Unmatched households when merging hhresp with lsoa data
Hi I am trying to distribute LSOA identifiers to household level data using wave 3. I have an issue when I merge the c_hhresp file with the c_lsoa11_protect file using the below stata code:
use c_hhresp.dta, clear
merge m:1 c_hidp using c_lsoa11_protect.dta
When performing this command I find 7 households from the hhresp file which are not found in the LSOA file, and 6,507 households from the LSOA file not found in the hhresp file.
I haven't been able to identify a reason from looking at the data as to why these data are only found in one file, rather than both. I was wondering if you could confirm if the above merge is correct and if so, what the reason is for these data which cannot be matched?
Updated by Gundi Knies 11 months ago
- Category set to Special license
- Assignee set to Natalie Bennett
- Target version set to X M
- % Done changed from 0 to 80
- Private changed from Yes to No
the universe of cases in the geographical identifier datasets is sampled households with a valid postcode on the ONS Postcode Directory, see the user guidance accompanying the file. Not all sampled households have a valid postcode, and not all sampled households participate in the household interview. The hhresp data file only has households with a household interview record.
Hope this explains the non-matches you find.
Updated by Alita Nandi 11 months ago
- Status changed from New to Feedback
To follow up on what Gundi has said,
All households in c_hhsamp who have a valid postcode for their addresses are available in c_lsoa11_protect file. c_hhresp comprises of only those sampled households who have completed a household questionnaire, so the 6507 cases in c_lsoa11_protect are those households who are present in c_hhsamp but not in c_hhresp. The 7 cases in c_hhresp but no in c_lsoa11_protect are households without a valid postcode.

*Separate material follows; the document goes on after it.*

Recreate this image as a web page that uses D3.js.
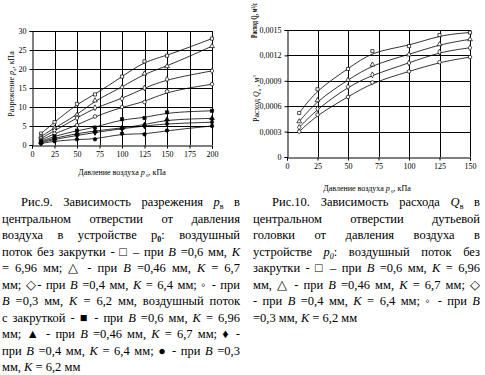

You can check this by merging c_hhsamp with c_lsoa11_protect using c_hidp. You will find that there are no cases in the c_lsoa11_protect which are not in c_hhsamp, but there are 2898 cases in c_hhsamp which are not in c_lsoa11_protect.
Note, c_hhsamp c_hhresp c_lsoa11_protect are all at c_hidp level, so m:1 merging is not needed. You can use 1:1 merging.
On behalf of Understanding Society User Support Team